§ Written problem: Extract the full listing verbatim and drop any pictures from your copy.

§ Source data:
***
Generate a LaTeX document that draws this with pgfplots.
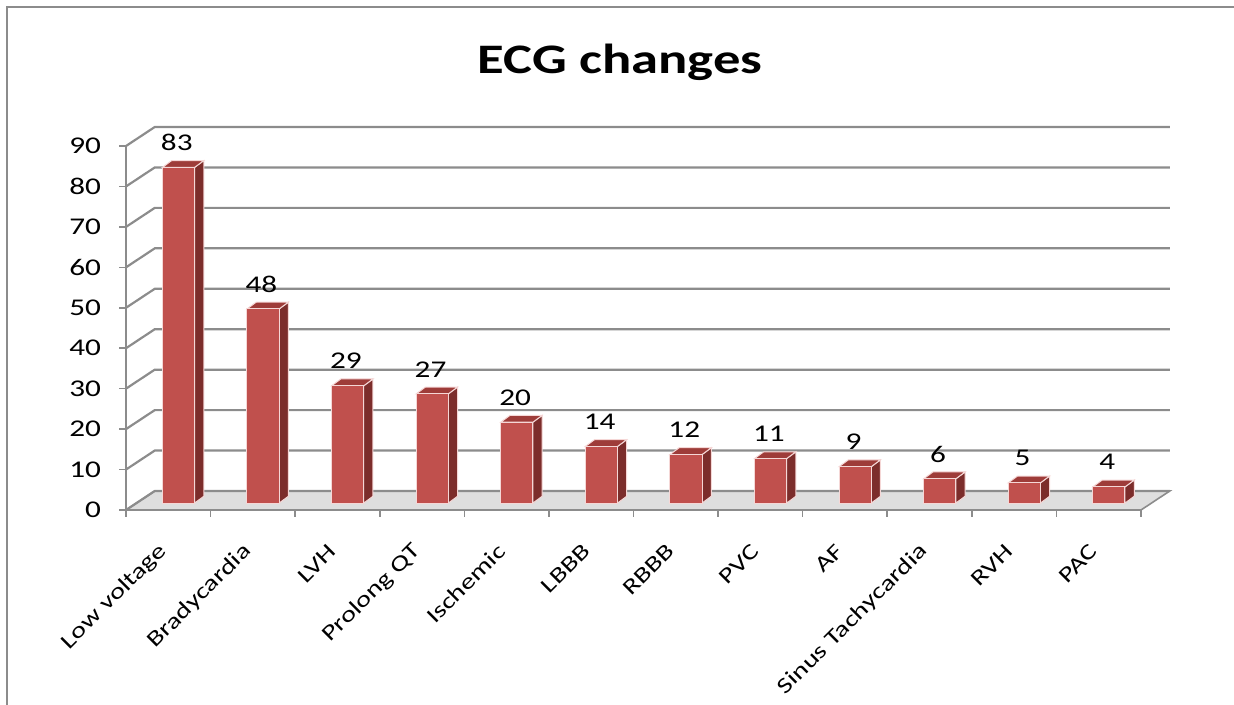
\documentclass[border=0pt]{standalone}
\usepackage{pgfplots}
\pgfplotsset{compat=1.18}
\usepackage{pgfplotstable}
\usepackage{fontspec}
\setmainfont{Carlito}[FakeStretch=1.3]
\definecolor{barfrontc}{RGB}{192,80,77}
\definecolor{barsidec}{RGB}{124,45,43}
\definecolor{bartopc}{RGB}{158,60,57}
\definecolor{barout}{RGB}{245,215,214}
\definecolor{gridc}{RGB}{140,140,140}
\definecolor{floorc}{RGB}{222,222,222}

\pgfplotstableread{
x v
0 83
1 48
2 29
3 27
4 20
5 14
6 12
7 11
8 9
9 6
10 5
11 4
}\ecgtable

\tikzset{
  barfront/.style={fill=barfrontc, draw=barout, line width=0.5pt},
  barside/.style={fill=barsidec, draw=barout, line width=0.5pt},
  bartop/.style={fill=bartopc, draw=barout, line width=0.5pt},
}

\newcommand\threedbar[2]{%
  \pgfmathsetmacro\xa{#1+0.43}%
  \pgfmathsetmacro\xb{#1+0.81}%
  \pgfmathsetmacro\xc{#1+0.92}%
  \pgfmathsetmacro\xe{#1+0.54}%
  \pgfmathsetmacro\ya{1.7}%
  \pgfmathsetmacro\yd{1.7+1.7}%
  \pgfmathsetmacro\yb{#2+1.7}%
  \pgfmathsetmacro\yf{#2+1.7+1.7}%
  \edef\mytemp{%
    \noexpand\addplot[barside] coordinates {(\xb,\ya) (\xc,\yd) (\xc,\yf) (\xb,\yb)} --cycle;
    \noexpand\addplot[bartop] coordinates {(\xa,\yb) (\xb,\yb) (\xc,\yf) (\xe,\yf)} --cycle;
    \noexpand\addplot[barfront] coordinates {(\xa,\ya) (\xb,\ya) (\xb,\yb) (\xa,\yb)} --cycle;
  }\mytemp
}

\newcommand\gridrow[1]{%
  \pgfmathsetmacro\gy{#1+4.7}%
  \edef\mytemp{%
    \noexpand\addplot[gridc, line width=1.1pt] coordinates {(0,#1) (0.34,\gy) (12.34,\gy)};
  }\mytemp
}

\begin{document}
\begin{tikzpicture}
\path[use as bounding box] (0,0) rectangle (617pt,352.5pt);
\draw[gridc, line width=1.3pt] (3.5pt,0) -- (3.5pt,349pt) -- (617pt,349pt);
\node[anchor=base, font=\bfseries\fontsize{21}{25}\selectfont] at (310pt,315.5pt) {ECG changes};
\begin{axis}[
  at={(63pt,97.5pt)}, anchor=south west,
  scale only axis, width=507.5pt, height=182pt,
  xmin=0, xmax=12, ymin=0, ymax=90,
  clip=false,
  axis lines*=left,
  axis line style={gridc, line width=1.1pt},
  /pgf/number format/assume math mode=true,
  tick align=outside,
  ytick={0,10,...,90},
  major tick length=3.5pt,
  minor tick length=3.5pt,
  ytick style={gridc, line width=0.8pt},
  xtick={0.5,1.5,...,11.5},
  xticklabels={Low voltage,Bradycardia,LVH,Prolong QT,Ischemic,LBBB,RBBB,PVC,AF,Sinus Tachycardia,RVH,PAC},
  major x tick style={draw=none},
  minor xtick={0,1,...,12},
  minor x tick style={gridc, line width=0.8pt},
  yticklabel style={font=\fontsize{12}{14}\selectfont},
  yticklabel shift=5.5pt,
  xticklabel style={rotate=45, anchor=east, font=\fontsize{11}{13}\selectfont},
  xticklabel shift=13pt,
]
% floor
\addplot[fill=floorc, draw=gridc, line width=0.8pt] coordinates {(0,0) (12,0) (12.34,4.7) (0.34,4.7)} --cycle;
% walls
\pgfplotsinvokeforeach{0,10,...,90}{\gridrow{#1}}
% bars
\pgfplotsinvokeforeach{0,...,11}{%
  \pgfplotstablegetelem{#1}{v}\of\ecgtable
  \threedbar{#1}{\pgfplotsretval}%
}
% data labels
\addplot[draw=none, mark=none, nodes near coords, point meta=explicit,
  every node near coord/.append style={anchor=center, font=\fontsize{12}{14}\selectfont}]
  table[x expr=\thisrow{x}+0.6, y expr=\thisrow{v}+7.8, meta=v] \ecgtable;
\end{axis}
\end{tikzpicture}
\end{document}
***
§ Answer:
Generate a LaTeX document that draws this with pgfplots.
\documentclass[border=0pt]{standalone}
\usepackage{pgfplots}
\pgfplotsset{compat=1.18}
\usepackage{pgfplotstable}
\usepackage{fontspec}
\setmainfont{Carlito}[FakeStretch=1.3]
\definecolor{barfrontc}{RGB}{192,80,77}
\definecolor{barsidec}{RGB}{124,45,43}
\definecolor{bartopc}{RGB}{158,60,57}
\definecolor{barout}{RGB}{245,215,214}
\definecolor{gridc}{RGB}{140,140,140}
\definecolor{floorc}{RGB}{222,222,222}

\pgfplotstableread{
x v
0 83
1 48
2 29
3 27
4 20
5 14
6 12
7 11
8 9
9 6
10 5
11 4
}\ecgtable

\tikzset{
  barfront/.style={fill=barfrontc, draw=barout, line width=0.5pt},
  barside/.style={fill=barsidec, draw=barout, line width=0.5pt},
  bartop/.style={fill=bartopc, draw=barout, line width=0.5pt},
}

\newcommand\threedbar[2]{%
  \pgfmathsetmacro\xa{#1+0.43}%
  \pgfmathsetmacro\xb{#1+0.81}%
  \pgfmathsetmacro\xc{#1+0.92}%
  \pgfmathsetmacro\xe{#1+0.54}%
  \pgfmathsetmacro\ya{1.7}%
  \pgfmathsetmacro\yd{1.7+1.7}%
  \pgfmathsetmacro\yb{#2+1.7}%
  \pgfmathsetmacro\yf{#2+1.7+1.7}%
  \edef\mytemp{%
    \noexpand\addplot[barside] coordinates {(\xb,\ya) (\xc,\yd) (\xc,\yf) (\xb,\yb)} --cycle;
    \noexpand\addplot[bartop] coordinates {(\xa,\yb) (\xb,\yb) (\xc,\yf) (\xe,\yf)} --cycle;
    \noexpand\addplot[barfront] coordinates {(\xa,\ya) (\xb,\ya) (\xb,\yb) (\xa,\yb)} --cycle;
  }\mytemp
}

\newcommand\gridrow[1]{%
  \pgfmathsetmacro\gy{#1+4.7}%
  \edef\mytemp{%
    \noexpand\addplot[gridc, line width=1.1pt] coordinates {(0,#1) (0.34,\gy) (12.34,\gy)};
  }\mytemp
}

\begin{document}
\begin{tikzpicture}
\path[use as bounding box] (0,0) rectangle (617pt,352.5pt);
\draw[gridc, line width=1.3pt] (3.5pt,0) -- (3.5pt,349pt) -- (617pt,349pt);
\node[anchor=base, font=\bfseries\fontsize{21}{25}\selectfont] at (310pt,315.5pt) {ECG changes};
\begin{axis}[
  at={(63pt,97.5pt)}, anchor=south west,
  scale only axis, width=507.5pt, height=182pt,
  xmin=0, xmax=12, ymin=0, ymax=90,
  clip=false,
  axis lines*=left,
  axis line style={gridc, line width=1.1pt},
  /pgf/number format/assume math mode=true,
  tick align=outside,
  ytick={0,10,...,90},
  major tick length=3.5pt,
  minor tick length=3.5pt,
  ytick style={gridc, line width=0.8pt},
  xtick={0.5,1.5,...,11.5},
  xticklabels={Low voltage,Bradycardia,LVH,Prolong QT,Ischemic,LBBB,RBBB,PVC,AF,Sinus Tachycardia,RVH,PAC},
  major x tick style={draw=none},
  minor xtick={0,1,...,12},
  minor x tick style={gridc, line width=0.8pt},
  yticklabel style={font=\fontsize{12}{14}\selectfont},
  yticklabel shift=5.5pt,
  xticklabel style={rotate=45, anchor=east, font=\fontsize{11}{13}\selectfont},
  xticklabel shift=13pt,
]
% floor
\addplot[fill=floorc, draw=gridc, line width=0.8pt] coordinates {(0,0) (12,0) (12.34,4.7) (0.34,4.7)} --cycle;
% walls
\pgfplotsinvokeforeach{0,10,...,90}{\gridrow{#1}}
% bars
\pgfplotsinvokeforeach{0,...,11}{%
  \pgfplotstablegetelem{#1}{v}\of\ecgtable
  \threedbar{#1}{\pgfplotsretval}%
}
% data labels
\addplot[draw=none, mark=none, nodes near coords, point meta=explicit,
  every node near coord/.append style={anchor=center, font=\fontsize{12}{14}\selectfont}]
  table[x expr=\thisrow{x}+0.6, y expr=\thisrow{v}+7.8, meta=v] \ecgtable;
\end{axis}
\end{tikzpicture}
\end{document}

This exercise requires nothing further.